The following year we decided to take as much as we could from England.  We borrowed a shooting brake.  We took everything--pots, pans, bedding...everything.  I thought I had found a real bargain.  There was an offer that with every double pack of toilet paper, you got a free tumbler.  I bought enough toilet paper to last for years to get those free tumblers!  We had been told that if we made a careful list and had it translated into Spanish, we would not have to pay Customs Duty.  Which we did.  Jay was an expert driver, and off we drove through France.  The border was up in the mountains, the Pyrenees.  Proudly I showed the Border Inspector my list.  Not only was the back of the car full of dozens of boxes and parcels, but we had bought a roof rack, which was also full.  The man spoke no English, but some French, I speak some French--Jay only spoke English!--and the man made me understand that, if we had been immigrating into Spain to live, there would be no duty, but we had to pay as it was for a holiday home!

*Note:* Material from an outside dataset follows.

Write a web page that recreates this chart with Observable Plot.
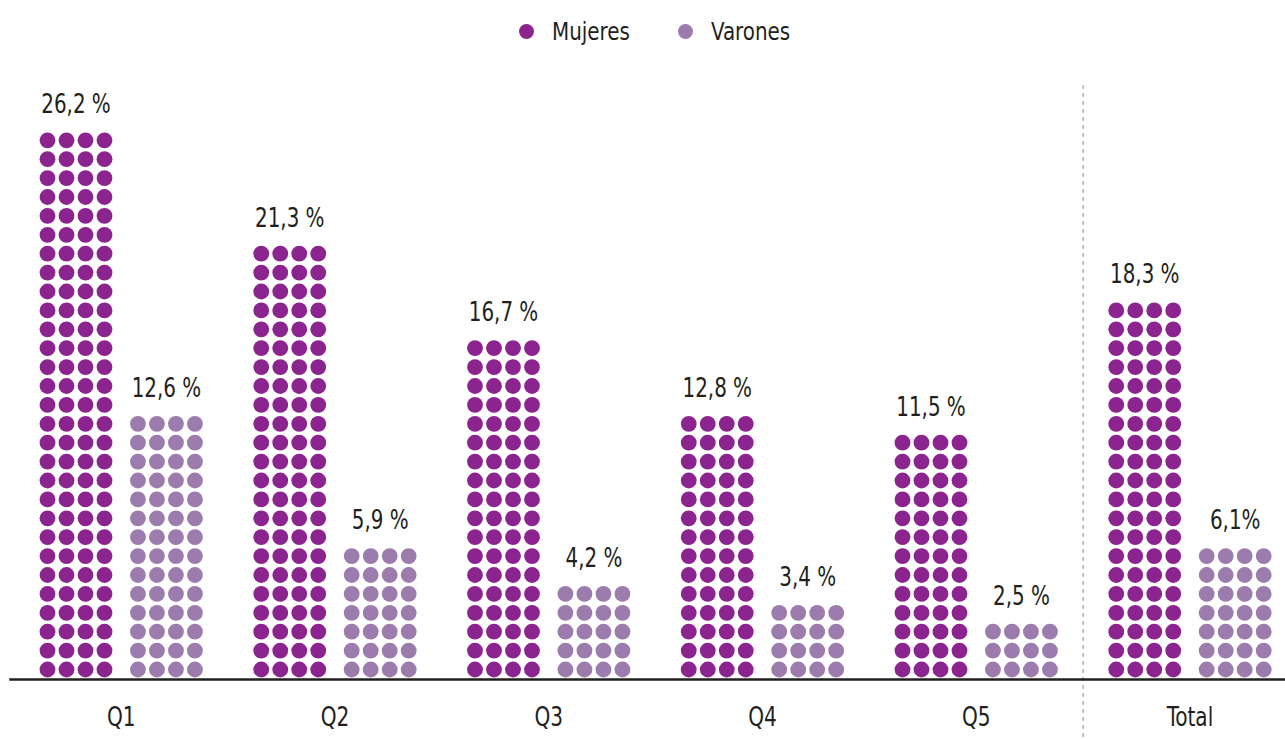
<!DOCTYPE html>
<html>
<head>
<meta charset="utf-8">
<script src="https://cdn.jsdelivr.net/npm/d3@7"></script>
<script src="https://cdn.jsdelivr.net/npm/@observablehq/plot@0.6"></script>
<style>
  html, body { margin: 0; padding: 0; background: #fff; }
  body { width: 1285px; height: 739px; overflow: hidden; font-family: "Liberation Sans Narrow", "DejaVu Sans Condensed", "DejaVu Sans", sans-serif; color: #231f20; }
  #legend { position: relative; height: 62px; }
  .item { position: absolute; top: 0; height: 62px; display: flex; align-items: center; font-size: 25px; }
  .sw { width: 15px; height: 15px; border-radius: 50%; margin-right: 18px; flex: none; }
  .lab { display: inline-block; transform: scaleX(0.885); transform-origin: left center; }
</style>
</head>
<body>
<div id="legend"></div>
<div id="chart"></div>
<script>
// ---- data ----
const categories = ["Q1", "Q2", "Q3", "Q4", "Q5", "Total"];
const series = ["Mujeres", "Varones"];
const mujeres = [26.2, 21.3, 16.7, 12.8, 11.5, 18.3];
const varones = [12.6, 5.9, 4.2, 3.4, 2.5, 6.1];
// rows of dots (4 dots per row) as drawn in the reference
const mujeresRows = [29, 23, 18, 14, 13, 20];
const varonesRows = [14, 7, 5, 4, 3, 7];
// value labels as printed
const mujeresLabels = ["26,2 %", "21,3 %", "16,7 %", "12,8 %", "11,5 %", "18,3 %"];
const varonesLabels = ["12,6 %", "5,9 %", "4,2 %", "3,4 %", "2,5 %", "6,1%"];
const colors = ["#8c2490", "#9c7bad"];

// ---- layout (in dot-column units) ----
const cols = 4;
const groupStep = 11.25;
const seriesOffset = 4.76;

const dots = [];
const labels = [];
categories.forEach((cat, i) => {
  [[mujeresRows[i], mujeres[i], mujeresLabels[i]], [varonesRows[i], varones[i], varonesLabels[i]]].forEach(([n, v, lab], s) => {
    const x0 = i * groupStep + s * seriesOffset;
    for (let r = 0; r < n; r++) {
      for (let c = 0; c < cols; c++) {
        dots.push({cat, serie: series[s], x: x0 + c, y: r, value: v});
      }
    }
    labels.push({cat, serie: series[s], x: x0 + (cols - 1) / 2, y: n + 1, text: lab});
  });
});
const catPos = categories.map((cat, i) => ({cat, x: i * groupStep + (seriesOffset + cols - 1) / 2}));
// separator between Q5 and Total
const sepX = [((4 * groupStep + seriesOffset + cols - 1) + 5 * groupStep) / 2];

// legend
const legend = document.getElementById("legend");
const lefts = [519, 678];
series.forEach((s, k) => {
  const it = document.createElement("div");
  it.className = "item";
  it.style.left = lefts[k] + "px";
  it.innerHTML = `<span class="sw" style="background:${colors[k]}"></span><span class="lab">${s}</span>`;
  legend.appendChild(it);
});

const font = '"Liberation Sans Narrow", "DejaVu Sans Condensed", "DejaVu Sans", sans-serif';
const chart = Plot.plot({
  width: 1285,
  height: 677,
  marginLeft: 10,
  marginRight: 0,
  marginTop: 23,
  marginBottom: 60,
  style: {fontFamily: font, color: "#231f20", background: "#fff"},
  x: {domain: [0, 64], range: [47, 47 + 64 * 19], axis: null},
  y: {domain: [0, 1], range: [607, 607 - 18.9], axis: null},
  color: {domain: series, range: colors},
  marks: [
    Plot.ruleX(sepX, {stroke: "#8a8a8a", strokeWidth: 1, strokeDasharray: "4,4", insetBottom: -60}),
    Plot.dot(dots, {x: "x", y: "y", r: 7.9, fill: "serie", stroke: null}),
    Plot.frame({anchor: "bottom", stroke: "#231f20", strokeWidth: 2.5}),
    Plot.text(labels, {x: "x", y: "y", text: "text", fontSize: 27, fill: "#231f20", lineAnchor: "middle", dy: 2, className: "vlab"}),
    Plot.text(catPos, {x: "x", frameAnchor: "bottom", dy: 38, text: "cat", fontSize: 26, fill: "#231f20", lineAnchor: "middle", className: "clab"})
  ]
});
document.getElementById("chart").appendChild(chart);

// condense text horizontally to mimic the narrow typeface of the reference
function condense(sel, s) {
  chart.querySelectorAll(sel + " text").forEach((el) => {
    const t = el.getAttribute("transform") || "";
    const x = +(el.getAttribute("x") || 0);
    el.setAttribute("transform", `${t} translate(${x} 0) scale(${s} 1) translate(${-x} 0)`);
  });
}
condense(".vlab", 0.82);
condense(".clab", 0.86);
</script>
</body>
</html>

I thought we might have to turn back and go home.  But he started to take the boxes and parcels out of the back, and ask me what was inside.  Each one had been carefully labelled.  He came to a box of Wastepaper Baskets, and asked me what was inside.  At that point my French deserted me.  "Por jeter!" I bleated with gestures.  He started to laugh, took us into the office and waved us through!

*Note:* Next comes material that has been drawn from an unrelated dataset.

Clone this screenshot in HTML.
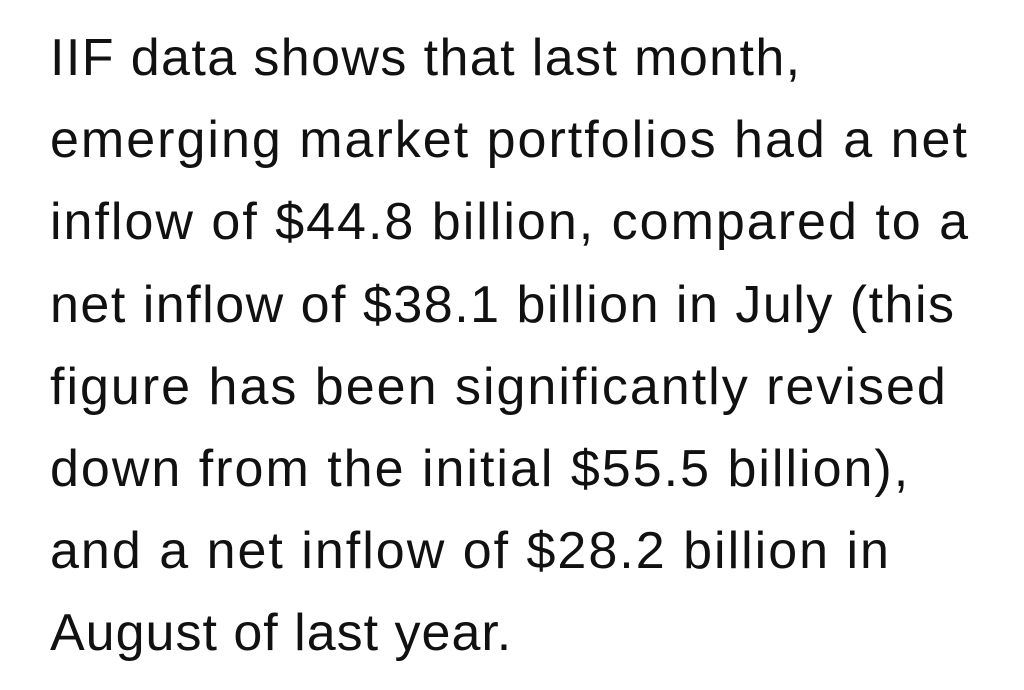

As I write this, the memories come flooding back.  We had a neighbour called Miss Errol, an elderly eccentric lady who went into the village with a horse and cart.  She loved all living things.  We went there for a party one day, and I leaned over to pick up one of the canapes.  "Oh, how lovely" I said "Caviar".  When I touched it, it was covered in flies!   One of the most exciting was when Laurence Olivier and his wife Joan Plowright came for a holiday.  I met him in Sandy's, and his villa was very near ours, and one evening the four of us sat on our little terrace, talking and watching the sun go down.